A crucial component of Windows Vista that could rewrite all the rules about how to develop web-centric applications.
Written by Phil Wainewright, Contributor

All the current excitement about Windows Live as a platform is diverting attention away from a crucial component of Windows Vista that could rewrite all the rules about how to develop web-centric applications.

I was reminded of this yesterday in conversation with Sanjiva Weerawarana,
WSO2 CEO Sanjiva Weerawarana
CEO of a software startup called WSO2 that has impeccable web services and open-source credentials. The company this week launched its first product and announced a $4 million investment from Intel Capital. Called Tungsten, the new product is an SOA application server that runs web services natively on Java and will soon have a C version, which will make it possible to run web services natively on Linux, PHP and other popular open-source platforms. The technology foundation for all this comes from several Apache Foundation web services projects including Axis2, which Weerawarana and his co-founders have been intimately involved in developing.

Strikingly for someone so steeped in Java, Unix and open-source goodness, Weerawarana was full of praise for how Microsoft has built native web services plumbing into Vista (using Windows Communication Foundation, formerly codenamed Indigo).

"Vista is the only other platform that is as radical thinking as we are," he told me. Other server vendors are trying to support web services while aiming to protect their existing investments in earlier application server technologies, he explained. "Vista has taken a much more aggressive model." This means a big step-up in interoperability, he added. "It brings the desktop into your network in a much more integrated manner."

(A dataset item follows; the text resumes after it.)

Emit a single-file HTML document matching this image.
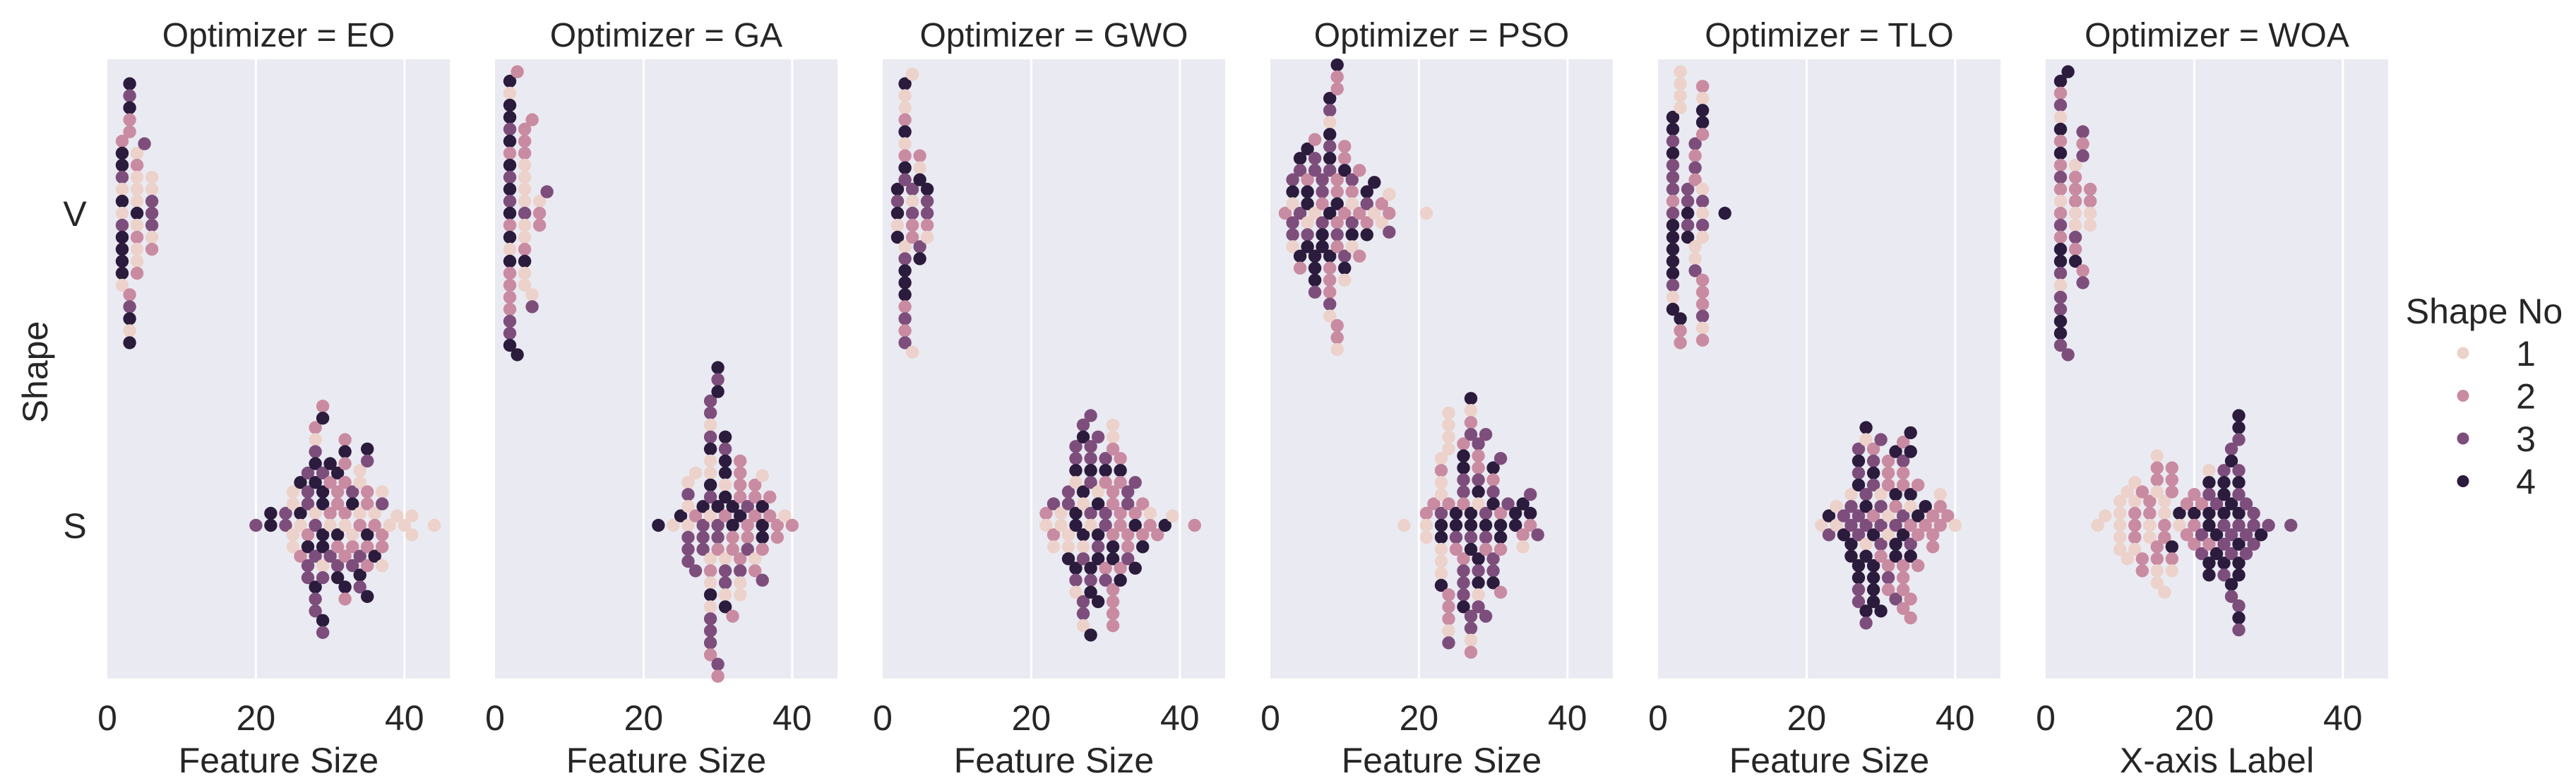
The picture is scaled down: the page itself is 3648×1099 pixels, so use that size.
<!DOCTYPE html>
<html><head><meta charset="utf-8">
<style>
html,body{margin:0;padding:0;background:#fff;}
svg{display:block;font-family:"Liberation Sans",Arial,sans-serif;}
</style></head>
<body>
<svg id="chart" width="3648" height="1099" viewBox="0 0 3648 1099" xmlns="http://www.w3.org/2000/svg">
<rect width="3648" height="1099" fill="#ffffff"/>
<g id="panels"></g>
<text x="54" y="527" font-size="50" fill="#262626" text-anchor="middle" transform="rotate(-90 54 527)" dominant-baseline="middle">Shape</text>
<text x="106" y="320" font-size="50" fill="#262626" text-anchor="middle">V</text>
<text x="106" y="762" font-size="50" fill="#262626" text-anchor="middle">S</text>
<g id="legend">
<text x="3518" y="458" font-size="50" fill="#262626" text-anchor="middle">Shape No</text>
</g>
</svg>
<script>
// ---- data ----
const optimizers = ["EO","GA","GWO","PSO","TLO","WOA"];
const xLabels = ["Feature Size","Feature Size","Feature Size","Feature Size","Feature Size","X-axis Label"];
const categories = ["V","S"];
const xTicks = [0,20,40];
const hueLevels = ["1","2","3","4"];
// each entry: [feature value, hue sequence top-to-bottom]
const EO_V = [[2,"2443141344441"],[3,"4342223414"],[4,"12111412112"],[5,"3"],[6,"1133312"]];
const EO_S = [[20,"3"],[22,"44"],[24,"33"],[25,"1111"],[26,"4412"],[27,"3332433"],[28,"21344133433"],[29,"24344441343"],[30,"42213"],[31,"4224234"],[32,"242221242"],[33,"34123"],[34,"1112343"],[35,"43224224"],[36,"124"],[37,"13221"],[38,"1"],[39,"1"],[40,"1"],[41,"11"],[44,"1"]];
const GA_V = [[2,"41443424343424142222334"],[3,"24"],[4,"22211113112411"],[5,"213"],[6,"122"],[7,"3"]];
const GA_S = [[22,"4"],[24,"1"],[25,"4"],[26,"1311333"],[27,"123"],[28,"4333"],[29,"3313411431121413332"],[30,"434433232"],[31,"434414213314"],[32,"44222"],[33,"222242311"],[34,"3223"],[35,"22212"],[36,"144423"],[37,"22"],[38,"22"],[39,"1"],[40,"2"]];
const GWO_V = [[2,"43414"],[3,"411241243134442323"],[4,"1313221"],[5,"21434"],[6,"43321"]];
const GWO_S = [[22,"21"],[23,"321"],[24,"11"],[25,"33114"],[26,"334144431"],[27,"3441413331"],[28,"33343314344"],[29,"3144344"],[30,"3423323"],[31,"112222442222"],[32,"2422224"],[33,"33223"],[34,"3244"],[35,"224"],[36,"12"],[37,"2"],[38,"4"],[39,"1"],[42,"2"]];
const PSO_V = [[2,"2"],[3,"341331"],[4,"43342"],[5,"4244134"],[6,"23314443"],[7,"332344"],[8,"43143434422231"],[9,"422224232221"],[10,"2242341"],[11,"321341"],[12,"222"],[13,"4324"],[14,"41"],[15,"21"],[16,"123"],[21,"1"]];
const PSO_S = [[18,"1"],[21,"211"],[22,"2"],[23,"12113441114"],[24,"1111222213"],[25,"4432"],[26,"24433223334"],[27,"412344343312"],[28,"32234143413"],[29,"334323"],[30,"4234334"],[31,"324422"],[32,"3"],[33,"44"],[34,"421"],[35,"342"],[36,"3"]];
const TLO_V = [[2,"44343332344444314"],[3,"1111422"],[4,"33434"],[5,"3232113"],[6,"2144213131222312"],[9,"4"]];
const TLO_S = [[22,"1"],[23,"43"],[24,"11"],[25,"34"],[26,"13344"],[27,"3434334433"],[28,"413431443"],[29,"2343244444"],[30,"3133324"],[31,"22211232"],[32,"4423443"],[33,"2322342222"],[34,"444123422"],[35,"2422"],[36,"42"],[37,"222"],[38,"122"],[39,"2"],[40,"1"]];
const WOA_V = [[2,"42314242321232443133443"],[3,"43"],[4,"122211324"],[5,"32323"],[6,"2211"]];
const WOA_S = [[7,"1"],[8,"1"],[10,"11111"],[11,"11"],[12,"112221"],[13,"222"],[14,"2211"],[15,"12212211"],[16,"11221"],[17,"222421"],[18,"41"],[19,"22"],[20,"2422"],[21,"233"],[22,"14344244"],[23,"344"],[24,"34443343"],[25,"3443343"],[26,"44334343444343"],[27,"333"],[28,"333"],[29,"4"],[30,"3"],[33,"3"]];
const panelData = [[EO_V,EO_S],[GA_V,GA_S],[GWO_V,GWO_S],[PSO_V,PSO_S],[TLO_V,TLO_S],[WOA_V,WOA_S]];

// ---- layout / style ----
const NS = "http://www.w3.org/2000/svg";
const colors = {"1":"#ecd2ca","2":"#c98ba1","3":"#7d4e7c","4":"#2b1b3d"};
const panelLeft0 = 152, panelPitch = 549, panelW = 485, panelTop = 84, panelBottom = 961;
const unitPx = 10.52;
const catY = {"V":302,"S":744};
const DIAM = 17, R = 9.2;
function xScale(p, v){ return panelLeft0 + p*panelPitch + v*unitPx; }
function yScale(c){ return catY[c]; }
function mk(tag, attrs, parent){
  const e = document.createElementNS(NS, tag);
  for (const k in attrs) e.setAttribute(k, attrs[k]);
  parent.appendChild(e);
  return e;
}
function swarm(p, cols){
  const pts = [];
  cols.forEach((c,ci) => { for (let i=0;i<c[1].length;i++) pts.push({v:c[0], ci:ci, x:xScale(p,c[0])}); });
  pts.sort((a,b)=>a.v-b.v);
  const placed = [];
  pts.forEach(pt => {
    const near = placed.filter(q => Math.abs(q.x-pt.x) < DIAM);
    const cands = [0];
    near.forEach(q => { const dx=q.x-pt.x; const h=Math.sqrt(DIAM*DIAM-dx*dx); cands.push(q.o+h, q.o-h); });
    cands.sort((a,b)=>Math.abs(a)-Math.abs(b) || a-b);
    for (const c of cands){
      let ok = true;
      for (const q of near){ const dx=q.x-pt.x, dy=q.o-c; if (dx*dx+dy*dy < DIAM*DIAM-0.01){ ok=false; break; } }
      if (ok){ pt.o=c; break; }
    }
    placed.push(pt);
  });
  return placed;
}
const panelsG = document.getElementById("panels");
optimizers.forEach((opt, p) => {
  const left = panelLeft0 + p*panelPitch;
  const g = mk("g", {}, panelsG);
  
  
  const bg = mk("rect", {x:left, y:panelTop, width:panelW, height:panelBottom-panelTop, fill:"#eaeaf2"}, g);
  
  
  xTicks.forEach(t => {
    const x = xScale(p,t);
    if (t>0){
      const gl = mk("line", {x1:x, x2:x, y1:panelTop, y2:panelBottom, stroke:"#ffffff", "stroke-width":3}, g);
      
      
    }
    const tl = mk("text", {x:x, y:1034, "font-size":50, fill:"#262626", "text-anchor":"middle"}, g);
    tl.textContent = String(t);
    
    
  });
  const title = mk("text", {x:left+panelW/2, y:66, "font-size":48, fill:"#262626", "text-anchor":"middle"}, g);
  title.textContent = "Optimizer = " + opt;
  
  
  const xl = mk("text", {x:left+panelW/2, y:1094, "font-size":50, fill:"#262626", "text-anchor":"middle"}, g);
  xl.textContent = xLabels[p];
  
  
  categories.forEach((cat, k) => {
    const cols = panelData[p][k];
    const pts = swarm(p, cols);
    const cy0 = yScale(cat);
    cols.forEach((col, ci) => {
      const cp = pts.filter(q => q.ci===ci).sort((a,b)=>a.o-b.o);
      cp.forEach((q, j) => {
        const h = col[1][j];
        const dot = mk("circle", {cx:q.x.toFixed(1), cy:(cy0+q.o).toFixed(1), r:R, fill:colors[h]}, g);
        
        
      });
    });
  });
});
const legend = document.getElementById("legend");
hueLevels.forEach((h, i) => {
  const y = 500 + i*60.5;
  const m = mk("circle", {cx:3488, cy:y, r:8.5, fill:colors[h]}, legend);
  
  
  const t = mk("text", {x:3577, y:y+18, "font-size":50, fill:"#262626", "text-anchor":"middle"}, legend);
  t.textContent = h;
  
  
});
</script>
</body></html>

The big story here is that it brings Vista into sharp focus as an alternative platform for doing enterprise-class mashups. Why futz about with AJAX or Flex/Apollo when you can do it all using WS-* or REST, and get the advanced client capabilities of Windows Presentation Foundation (Avalon)? Enterprise IT people will warm to that story, because they're the people who've been asking for all the elaborate security and management capabilities that WS-* brings to the web services environment and which are signally lacking from both REST and AJAX.

Weerawarana says that some of enterprises are already warming to WSO2's SOA platform as a standards-based, open-source alternative to paying out millions in middleware licensing and maintenance fees to the likes of BEA, IBM and Tibco. Vista makes the pitch even more compelling, he says:

"These companies are trying to get away from massive banks of proprietary [servers] that were holding them hostage — for example messaging ... Once Vista gets out [this infrastructure] is going to go all the way into the desktop ... therefore it will replace all the proprietary messaging technologies."

When I first wrote about Weerawarana's company last year, what got me interested was the notion of using web services to obsolete a lot of middleware baggage, including J2EE. I don't think Weerawarana is saying that Vista is going to obsolete AJAX — in fact, he told me that WSO2 has developed an AJAX technique for using a browser as a SOAP client to its server (and therefore being able to apply WS-* protocols such as WS-Security to browser-to-server interactions, which sounds like a very useful capability in an enterprise environment). But he does highlight an important aspect of Vista that's often been neglected and makes it a far more substantial contender as a web client platform than most people realize.